What you have to do: Copy the data precisely, character for character, and leave out every picture.

Information shown:

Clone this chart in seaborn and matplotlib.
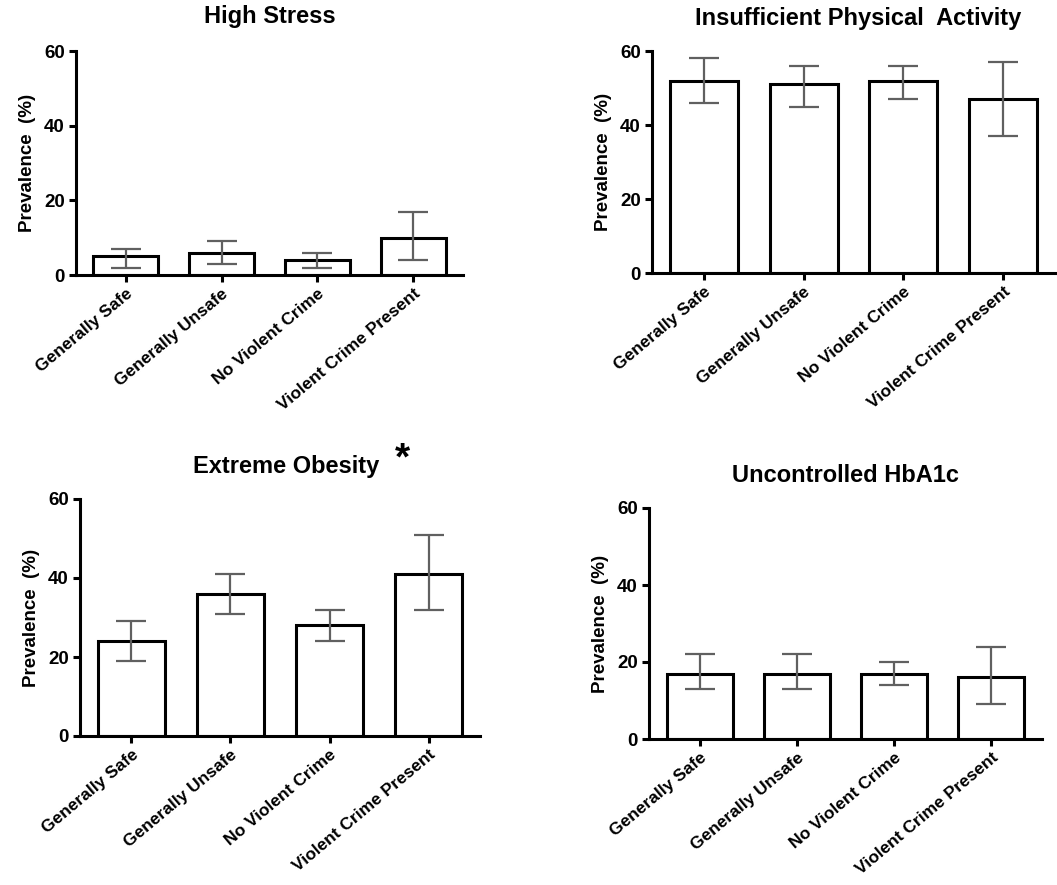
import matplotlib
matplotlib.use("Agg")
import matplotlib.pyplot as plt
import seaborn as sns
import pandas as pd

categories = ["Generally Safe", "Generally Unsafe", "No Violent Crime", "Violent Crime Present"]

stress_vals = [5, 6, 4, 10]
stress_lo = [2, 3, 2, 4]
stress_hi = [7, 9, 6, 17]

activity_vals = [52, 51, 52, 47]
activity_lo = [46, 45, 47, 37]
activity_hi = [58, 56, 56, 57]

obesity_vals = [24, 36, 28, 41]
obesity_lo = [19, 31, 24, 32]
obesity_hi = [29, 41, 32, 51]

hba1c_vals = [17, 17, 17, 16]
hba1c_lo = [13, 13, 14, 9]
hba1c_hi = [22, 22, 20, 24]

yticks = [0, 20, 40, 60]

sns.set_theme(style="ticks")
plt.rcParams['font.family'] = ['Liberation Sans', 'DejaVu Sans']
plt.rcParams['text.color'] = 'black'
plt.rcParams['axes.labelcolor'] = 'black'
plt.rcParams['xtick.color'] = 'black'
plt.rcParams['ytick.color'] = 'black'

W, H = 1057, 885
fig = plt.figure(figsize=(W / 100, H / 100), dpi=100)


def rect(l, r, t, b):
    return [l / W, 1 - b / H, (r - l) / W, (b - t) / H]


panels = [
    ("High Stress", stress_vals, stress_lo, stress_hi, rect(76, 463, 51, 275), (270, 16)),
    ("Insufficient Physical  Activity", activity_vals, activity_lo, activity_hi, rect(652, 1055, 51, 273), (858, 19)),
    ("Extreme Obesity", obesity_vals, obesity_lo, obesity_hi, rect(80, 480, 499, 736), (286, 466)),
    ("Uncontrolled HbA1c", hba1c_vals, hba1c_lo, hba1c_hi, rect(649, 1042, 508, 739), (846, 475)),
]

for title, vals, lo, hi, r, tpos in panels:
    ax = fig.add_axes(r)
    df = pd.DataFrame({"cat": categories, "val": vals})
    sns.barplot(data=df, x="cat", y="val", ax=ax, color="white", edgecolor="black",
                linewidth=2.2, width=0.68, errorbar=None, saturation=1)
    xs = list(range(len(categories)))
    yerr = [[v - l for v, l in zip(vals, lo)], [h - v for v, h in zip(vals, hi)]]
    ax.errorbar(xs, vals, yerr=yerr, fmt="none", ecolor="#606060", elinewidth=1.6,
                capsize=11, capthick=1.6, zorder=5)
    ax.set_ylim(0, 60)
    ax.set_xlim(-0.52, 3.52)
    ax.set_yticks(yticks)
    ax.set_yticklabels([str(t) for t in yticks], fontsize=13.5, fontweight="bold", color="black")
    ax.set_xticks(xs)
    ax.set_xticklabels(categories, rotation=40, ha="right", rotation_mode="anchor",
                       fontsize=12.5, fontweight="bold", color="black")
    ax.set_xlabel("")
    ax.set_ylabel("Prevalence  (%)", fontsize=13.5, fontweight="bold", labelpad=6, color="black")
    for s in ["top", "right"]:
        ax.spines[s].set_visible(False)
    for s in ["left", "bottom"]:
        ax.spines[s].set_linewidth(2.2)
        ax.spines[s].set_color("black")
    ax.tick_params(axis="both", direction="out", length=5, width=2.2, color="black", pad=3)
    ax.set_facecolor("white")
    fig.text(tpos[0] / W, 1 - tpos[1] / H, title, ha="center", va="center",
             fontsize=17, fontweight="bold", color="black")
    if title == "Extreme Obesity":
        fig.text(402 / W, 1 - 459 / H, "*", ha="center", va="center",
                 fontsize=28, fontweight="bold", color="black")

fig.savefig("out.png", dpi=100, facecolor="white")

Task response:
Clone this chart in seaborn and matplotlib.
import matplotlib
matplotlib.use("Agg")
import matplotlib.pyplot as plt
import seaborn as sns
import pandas as pd

categories = ["Generally Safe", "Generally Unsafe", "No Violent Crime", "Violent Crime Present"]

stress_vals = [5, 6, 4, 10]
stress_lo = [2, 3, 2, 4]
stress_hi = [7, 9, 6, 17]

activity_vals = [52, 51, 52, 47]
activity_lo = [46, 45, 47, 37]
activity_hi = [58, 56, 56, 57]

obesity_vals = [24, 36, 28, 41]
obesity_lo = [19, 31, 24, 32]
obesity_hi = [29, 41, 32, 51]

hba1c_vals = [17, 17, 17, 16]
hba1c_lo = [13, 13, 14, 9]
hba1c_hi = [22, 22, 20, 24]

yticks = [0, 20, 40, 60]

sns.set_theme(style="ticks")
plt.rcParams['font.family'] = ['Liberation Sans', 'DejaVu Sans']
plt.rcParams['text.color'] = 'black'
plt.rcParams['axes.labelcolor'] = 'black'
plt.rcParams['xtick.color'] = 'black'
plt.rcParams['ytick.color'] = 'black'

W, H = 1057, 885
fig = plt.figure(figsize=(W / 100, H / 100), dpi=100)


def rect(l, r, t, b):
    return [l / W, 1 - b / H, (r - l) / W, (b - t) / H]


panels = [
    ("High Stress", stress_vals, stress_lo, stress_hi, rect(76, 463, 51, 275), (270, 16)),
    ("Insufficient Physical  Activity", activity_vals, activity_lo, activity_hi, rect(652, 1055, 51, 273), (858, 19)),
    ("Extreme Obesity", obesity_vals, obesity_lo, obesity_hi, rect(80, 480, 499, 736), (286, 466)),
    ("Uncontrolled HbA1c", hba1c_vals, hba1c_lo, hba1c_hi, rect(649, 1042, 508, 739), (846, 475)),
]

for title, vals, lo, hi, r, tpos in panels:
    ax = fig.add_axes(r)
    df = pd.DataFrame({"cat": categories, "val": vals})
    sns.barplot(data=df, x="cat", y="val", ax=ax, color="white", edgecolor="black",
                linewidth=2.2, width=0.68, errorbar=None, saturation=1)
    xs = list(range(len(categories)))
    yerr = [[v - l for v, l in zip(vals, lo)], [h - v for v, h in zip(vals, hi)]]
    ax.errorbar(xs, vals, yerr=yerr, fmt="none", ecolor="#606060", elinewidth=1.6,
                capsize=11, capthick=1.6, zorder=5)
    ax.set_ylim(0, 60)
    ax.set_xlim(-0.52, 3.52)
    ax.set_yticks(yticks)
    ax.set_yticklabels([str(t) for t in yticks], fontsize=13.5, fontweight="bold", color="black")
    ax.set_xticks(xs)
    ax.set_xticklabels(categories, rotation=40, ha="right", rotation_mode="anchor",
                       fontsize=12.5, fontweight="bold", color="black")
    ax.set_xlabel("")
    ax.set_ylabel("Prevalence  (%)", fontsize=13.5, fontweight="bold", labelpad=6, color="black")
    for s in ["top", "right"]:
        ax.spines[s].set_visible(False)
    for s in ["left", "bottom"]:
        ax.spines[s].set_linewidth(2.2)
        ax.spines[s].set_color("black")
    ax.tick_params(axis="both", direction="out", length=5, width=2.2, color="black", pad=3)
    ax.set_facecolor("white")
    fig.text(tpos[0] / W, 1 - tpos[1] / H, title, ha="center", va="center",
             fontsize=17, fontweight="bold", color="black")
    if title == "Extreme Obesity":
        fig.text(402 / W, 1 - 459 / H, "*", ha="center", va="center",
                 fontsize=28, fontweight="bold", color="black")

fig.savefig("out.png", dpi=100, facecolor="white")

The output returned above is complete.